# [To do]
Copy every line of the records below that holds the word "this".

# [Data]
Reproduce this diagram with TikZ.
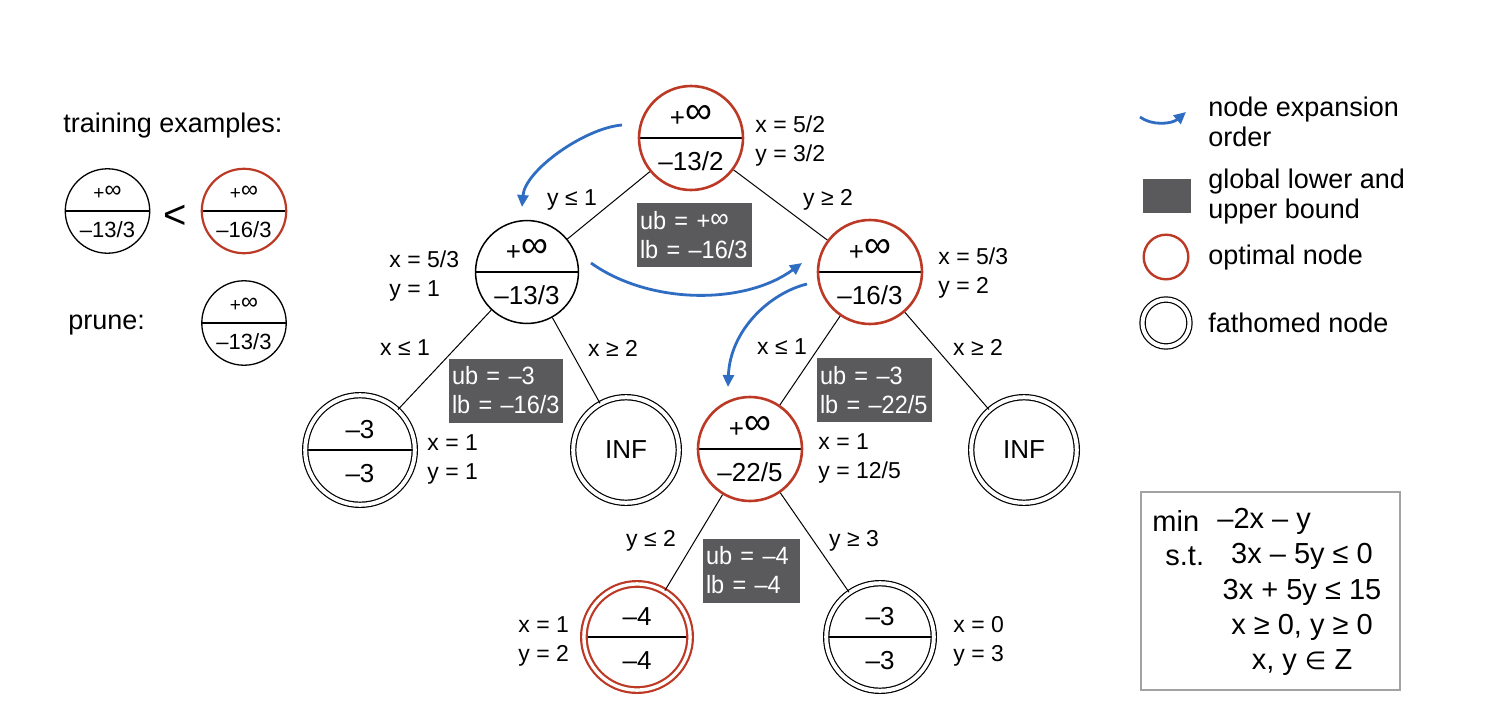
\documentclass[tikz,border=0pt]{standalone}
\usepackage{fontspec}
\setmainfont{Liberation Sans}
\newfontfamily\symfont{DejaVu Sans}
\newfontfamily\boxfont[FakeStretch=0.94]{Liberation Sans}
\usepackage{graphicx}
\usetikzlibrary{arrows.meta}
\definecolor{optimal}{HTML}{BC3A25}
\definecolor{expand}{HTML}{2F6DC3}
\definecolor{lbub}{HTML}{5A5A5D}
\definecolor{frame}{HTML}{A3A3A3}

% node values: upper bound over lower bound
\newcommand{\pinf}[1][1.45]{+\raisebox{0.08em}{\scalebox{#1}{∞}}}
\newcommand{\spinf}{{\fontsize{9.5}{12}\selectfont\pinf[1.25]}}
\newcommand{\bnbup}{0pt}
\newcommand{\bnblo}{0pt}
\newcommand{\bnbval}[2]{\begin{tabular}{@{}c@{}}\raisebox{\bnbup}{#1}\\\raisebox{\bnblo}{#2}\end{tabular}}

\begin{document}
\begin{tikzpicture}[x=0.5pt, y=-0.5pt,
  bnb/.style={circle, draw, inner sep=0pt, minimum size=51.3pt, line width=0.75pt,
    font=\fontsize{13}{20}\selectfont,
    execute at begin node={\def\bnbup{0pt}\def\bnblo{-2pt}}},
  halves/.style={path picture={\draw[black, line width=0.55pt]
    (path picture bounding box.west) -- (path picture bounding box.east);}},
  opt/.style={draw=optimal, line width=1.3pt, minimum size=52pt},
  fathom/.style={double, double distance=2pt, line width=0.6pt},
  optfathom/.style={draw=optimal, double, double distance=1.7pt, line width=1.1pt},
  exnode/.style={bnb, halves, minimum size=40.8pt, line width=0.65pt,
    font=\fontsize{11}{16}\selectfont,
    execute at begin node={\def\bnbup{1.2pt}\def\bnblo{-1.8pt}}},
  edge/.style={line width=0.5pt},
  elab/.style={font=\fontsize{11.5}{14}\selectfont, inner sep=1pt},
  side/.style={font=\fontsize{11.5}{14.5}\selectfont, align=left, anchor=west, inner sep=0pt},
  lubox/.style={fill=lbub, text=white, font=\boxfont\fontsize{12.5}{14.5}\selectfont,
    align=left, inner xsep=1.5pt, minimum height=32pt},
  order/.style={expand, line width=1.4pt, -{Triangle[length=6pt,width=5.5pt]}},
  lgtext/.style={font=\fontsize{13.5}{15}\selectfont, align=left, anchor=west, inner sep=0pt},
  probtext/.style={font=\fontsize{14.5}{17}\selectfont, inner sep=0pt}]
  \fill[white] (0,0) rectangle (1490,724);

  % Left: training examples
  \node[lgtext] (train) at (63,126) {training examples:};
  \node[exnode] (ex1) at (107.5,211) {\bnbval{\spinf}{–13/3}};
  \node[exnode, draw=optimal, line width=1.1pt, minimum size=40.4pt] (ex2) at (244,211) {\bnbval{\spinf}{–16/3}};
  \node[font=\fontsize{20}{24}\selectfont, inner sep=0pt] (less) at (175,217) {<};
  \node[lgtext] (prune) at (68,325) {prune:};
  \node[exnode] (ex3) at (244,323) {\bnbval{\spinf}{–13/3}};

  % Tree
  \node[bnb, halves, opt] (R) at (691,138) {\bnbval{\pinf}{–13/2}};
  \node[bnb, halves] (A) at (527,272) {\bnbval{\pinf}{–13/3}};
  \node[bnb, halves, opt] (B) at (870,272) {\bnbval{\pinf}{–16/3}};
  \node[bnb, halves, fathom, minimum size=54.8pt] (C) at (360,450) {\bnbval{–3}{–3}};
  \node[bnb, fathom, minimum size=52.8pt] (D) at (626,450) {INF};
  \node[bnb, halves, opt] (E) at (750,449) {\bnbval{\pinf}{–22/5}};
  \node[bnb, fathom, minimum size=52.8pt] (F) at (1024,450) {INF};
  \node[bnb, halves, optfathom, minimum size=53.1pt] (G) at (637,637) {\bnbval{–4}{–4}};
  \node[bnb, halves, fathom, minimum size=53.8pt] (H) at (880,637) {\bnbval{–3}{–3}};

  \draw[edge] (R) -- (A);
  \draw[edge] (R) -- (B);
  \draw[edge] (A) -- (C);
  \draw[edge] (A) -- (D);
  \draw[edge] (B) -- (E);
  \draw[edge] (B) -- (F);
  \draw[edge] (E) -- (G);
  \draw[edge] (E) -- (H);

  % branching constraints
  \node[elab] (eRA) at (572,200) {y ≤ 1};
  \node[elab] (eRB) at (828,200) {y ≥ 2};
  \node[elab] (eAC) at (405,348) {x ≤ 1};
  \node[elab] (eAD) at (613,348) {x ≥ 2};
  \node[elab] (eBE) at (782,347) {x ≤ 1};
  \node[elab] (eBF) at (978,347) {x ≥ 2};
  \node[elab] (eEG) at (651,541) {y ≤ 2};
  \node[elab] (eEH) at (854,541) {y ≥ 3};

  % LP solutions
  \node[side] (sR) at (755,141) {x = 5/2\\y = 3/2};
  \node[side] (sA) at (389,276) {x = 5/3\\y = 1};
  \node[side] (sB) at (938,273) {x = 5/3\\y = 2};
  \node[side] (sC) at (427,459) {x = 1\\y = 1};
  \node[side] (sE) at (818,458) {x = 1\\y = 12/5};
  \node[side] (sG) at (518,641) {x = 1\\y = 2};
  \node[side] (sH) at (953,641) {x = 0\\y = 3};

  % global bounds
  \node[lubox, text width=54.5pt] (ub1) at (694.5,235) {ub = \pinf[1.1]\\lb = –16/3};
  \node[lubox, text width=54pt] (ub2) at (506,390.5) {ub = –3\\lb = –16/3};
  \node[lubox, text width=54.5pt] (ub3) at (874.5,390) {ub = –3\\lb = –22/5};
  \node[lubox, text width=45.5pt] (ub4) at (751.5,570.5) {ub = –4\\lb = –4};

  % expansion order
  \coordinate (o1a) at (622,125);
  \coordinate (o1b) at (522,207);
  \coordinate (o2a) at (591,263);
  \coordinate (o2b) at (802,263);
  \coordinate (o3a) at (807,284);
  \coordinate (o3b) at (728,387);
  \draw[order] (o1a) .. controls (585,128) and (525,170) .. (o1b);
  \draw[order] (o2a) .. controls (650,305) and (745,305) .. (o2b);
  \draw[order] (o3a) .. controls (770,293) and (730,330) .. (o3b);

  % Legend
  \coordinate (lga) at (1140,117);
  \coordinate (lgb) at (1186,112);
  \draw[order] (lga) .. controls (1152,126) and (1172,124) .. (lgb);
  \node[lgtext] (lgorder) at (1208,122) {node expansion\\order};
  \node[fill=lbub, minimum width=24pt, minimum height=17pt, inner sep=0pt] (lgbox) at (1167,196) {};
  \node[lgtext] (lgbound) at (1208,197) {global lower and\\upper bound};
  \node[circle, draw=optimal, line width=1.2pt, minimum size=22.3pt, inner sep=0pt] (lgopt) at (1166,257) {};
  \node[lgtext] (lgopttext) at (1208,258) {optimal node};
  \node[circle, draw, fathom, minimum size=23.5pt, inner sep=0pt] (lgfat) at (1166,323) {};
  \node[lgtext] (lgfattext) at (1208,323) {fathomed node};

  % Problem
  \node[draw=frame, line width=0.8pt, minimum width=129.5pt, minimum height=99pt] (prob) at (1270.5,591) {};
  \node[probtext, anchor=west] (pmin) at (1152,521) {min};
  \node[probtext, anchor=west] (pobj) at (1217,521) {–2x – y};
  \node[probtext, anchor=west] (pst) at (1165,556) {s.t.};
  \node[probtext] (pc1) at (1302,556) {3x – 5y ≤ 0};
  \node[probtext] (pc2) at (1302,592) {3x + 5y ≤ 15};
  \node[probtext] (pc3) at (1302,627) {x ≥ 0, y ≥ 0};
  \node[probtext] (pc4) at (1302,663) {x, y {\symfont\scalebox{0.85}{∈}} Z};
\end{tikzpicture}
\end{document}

* * *

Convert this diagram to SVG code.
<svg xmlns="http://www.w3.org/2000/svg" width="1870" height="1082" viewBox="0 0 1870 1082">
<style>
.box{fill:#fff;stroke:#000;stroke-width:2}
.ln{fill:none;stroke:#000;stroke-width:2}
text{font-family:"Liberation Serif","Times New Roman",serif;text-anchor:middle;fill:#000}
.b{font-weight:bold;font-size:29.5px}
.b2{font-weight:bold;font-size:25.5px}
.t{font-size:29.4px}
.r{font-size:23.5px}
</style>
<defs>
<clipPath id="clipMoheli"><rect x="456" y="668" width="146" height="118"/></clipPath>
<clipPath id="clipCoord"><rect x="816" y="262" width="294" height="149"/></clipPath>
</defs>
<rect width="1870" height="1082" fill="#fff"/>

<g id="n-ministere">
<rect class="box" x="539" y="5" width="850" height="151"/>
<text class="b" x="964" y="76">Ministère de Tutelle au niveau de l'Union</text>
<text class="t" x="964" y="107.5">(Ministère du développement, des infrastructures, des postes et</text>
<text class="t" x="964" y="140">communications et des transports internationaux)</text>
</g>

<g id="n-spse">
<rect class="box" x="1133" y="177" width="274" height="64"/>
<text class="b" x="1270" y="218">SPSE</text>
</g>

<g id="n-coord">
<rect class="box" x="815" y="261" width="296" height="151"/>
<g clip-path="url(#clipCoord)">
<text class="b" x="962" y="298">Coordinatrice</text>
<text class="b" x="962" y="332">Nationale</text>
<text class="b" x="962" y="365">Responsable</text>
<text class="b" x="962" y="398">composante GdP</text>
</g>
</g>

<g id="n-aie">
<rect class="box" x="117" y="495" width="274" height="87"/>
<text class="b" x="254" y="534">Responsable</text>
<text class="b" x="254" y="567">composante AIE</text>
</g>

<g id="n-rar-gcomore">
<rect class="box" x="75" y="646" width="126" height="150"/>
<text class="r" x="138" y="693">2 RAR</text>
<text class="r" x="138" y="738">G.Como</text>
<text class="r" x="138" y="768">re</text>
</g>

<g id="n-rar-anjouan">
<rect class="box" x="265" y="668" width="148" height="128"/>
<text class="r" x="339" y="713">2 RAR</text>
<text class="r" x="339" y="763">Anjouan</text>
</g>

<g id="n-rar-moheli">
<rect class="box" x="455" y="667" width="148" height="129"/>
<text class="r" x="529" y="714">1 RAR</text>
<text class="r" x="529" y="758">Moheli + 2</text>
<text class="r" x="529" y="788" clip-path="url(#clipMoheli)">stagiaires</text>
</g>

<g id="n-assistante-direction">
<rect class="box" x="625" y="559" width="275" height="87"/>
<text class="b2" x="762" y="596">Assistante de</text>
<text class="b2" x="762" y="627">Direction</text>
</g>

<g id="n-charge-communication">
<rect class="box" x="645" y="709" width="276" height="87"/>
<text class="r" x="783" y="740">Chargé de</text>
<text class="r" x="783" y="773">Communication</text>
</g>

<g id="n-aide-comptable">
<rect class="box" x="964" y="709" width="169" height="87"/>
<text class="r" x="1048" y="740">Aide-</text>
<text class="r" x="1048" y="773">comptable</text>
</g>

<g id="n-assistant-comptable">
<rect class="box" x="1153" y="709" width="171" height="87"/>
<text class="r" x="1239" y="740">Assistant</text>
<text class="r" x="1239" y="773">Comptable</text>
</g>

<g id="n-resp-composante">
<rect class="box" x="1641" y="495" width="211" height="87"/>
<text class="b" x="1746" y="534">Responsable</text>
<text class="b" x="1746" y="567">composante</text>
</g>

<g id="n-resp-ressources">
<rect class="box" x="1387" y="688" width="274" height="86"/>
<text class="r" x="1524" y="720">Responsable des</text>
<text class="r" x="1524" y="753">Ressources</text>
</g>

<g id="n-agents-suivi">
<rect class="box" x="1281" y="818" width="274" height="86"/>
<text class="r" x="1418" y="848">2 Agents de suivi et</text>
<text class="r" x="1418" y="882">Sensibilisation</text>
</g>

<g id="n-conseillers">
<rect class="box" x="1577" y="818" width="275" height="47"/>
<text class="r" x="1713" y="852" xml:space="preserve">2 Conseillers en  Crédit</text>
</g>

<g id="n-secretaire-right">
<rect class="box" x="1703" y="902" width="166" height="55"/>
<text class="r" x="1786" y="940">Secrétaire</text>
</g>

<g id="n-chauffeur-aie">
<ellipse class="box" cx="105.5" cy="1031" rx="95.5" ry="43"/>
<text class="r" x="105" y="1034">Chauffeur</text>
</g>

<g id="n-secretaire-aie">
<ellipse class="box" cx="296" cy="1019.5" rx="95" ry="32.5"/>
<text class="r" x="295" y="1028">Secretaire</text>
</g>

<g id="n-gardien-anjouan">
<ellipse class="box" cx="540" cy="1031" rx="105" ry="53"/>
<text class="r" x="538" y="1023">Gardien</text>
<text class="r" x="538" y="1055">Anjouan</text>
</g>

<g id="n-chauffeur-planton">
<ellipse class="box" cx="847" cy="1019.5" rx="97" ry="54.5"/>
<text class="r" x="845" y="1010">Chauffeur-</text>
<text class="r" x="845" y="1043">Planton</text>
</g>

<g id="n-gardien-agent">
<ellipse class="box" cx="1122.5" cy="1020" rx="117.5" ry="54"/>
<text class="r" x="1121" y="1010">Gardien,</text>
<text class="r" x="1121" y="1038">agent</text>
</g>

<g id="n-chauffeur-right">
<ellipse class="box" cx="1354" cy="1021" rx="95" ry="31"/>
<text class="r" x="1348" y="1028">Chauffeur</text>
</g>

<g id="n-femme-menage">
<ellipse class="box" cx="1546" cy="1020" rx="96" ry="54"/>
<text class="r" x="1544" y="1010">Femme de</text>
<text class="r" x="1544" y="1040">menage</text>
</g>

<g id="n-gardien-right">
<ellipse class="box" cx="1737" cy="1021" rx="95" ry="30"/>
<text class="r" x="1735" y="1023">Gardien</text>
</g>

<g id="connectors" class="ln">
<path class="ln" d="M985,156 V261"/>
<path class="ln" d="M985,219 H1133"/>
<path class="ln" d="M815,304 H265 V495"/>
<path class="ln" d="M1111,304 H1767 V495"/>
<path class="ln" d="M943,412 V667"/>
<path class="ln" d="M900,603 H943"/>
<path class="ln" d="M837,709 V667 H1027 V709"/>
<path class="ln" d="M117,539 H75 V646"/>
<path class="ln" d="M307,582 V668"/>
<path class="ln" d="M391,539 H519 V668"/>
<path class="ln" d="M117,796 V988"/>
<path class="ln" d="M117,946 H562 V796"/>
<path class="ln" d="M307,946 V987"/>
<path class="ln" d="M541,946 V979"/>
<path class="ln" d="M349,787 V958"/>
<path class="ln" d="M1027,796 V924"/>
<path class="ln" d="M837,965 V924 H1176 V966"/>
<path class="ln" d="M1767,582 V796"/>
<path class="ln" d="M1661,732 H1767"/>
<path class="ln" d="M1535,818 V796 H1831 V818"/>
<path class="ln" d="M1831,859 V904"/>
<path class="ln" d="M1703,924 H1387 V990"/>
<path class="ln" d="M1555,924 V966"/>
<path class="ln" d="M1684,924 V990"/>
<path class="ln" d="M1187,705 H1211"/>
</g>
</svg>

# [Solved exercise]
Reproduce this diagram with TikZ.
Convert this diagram to SVG code.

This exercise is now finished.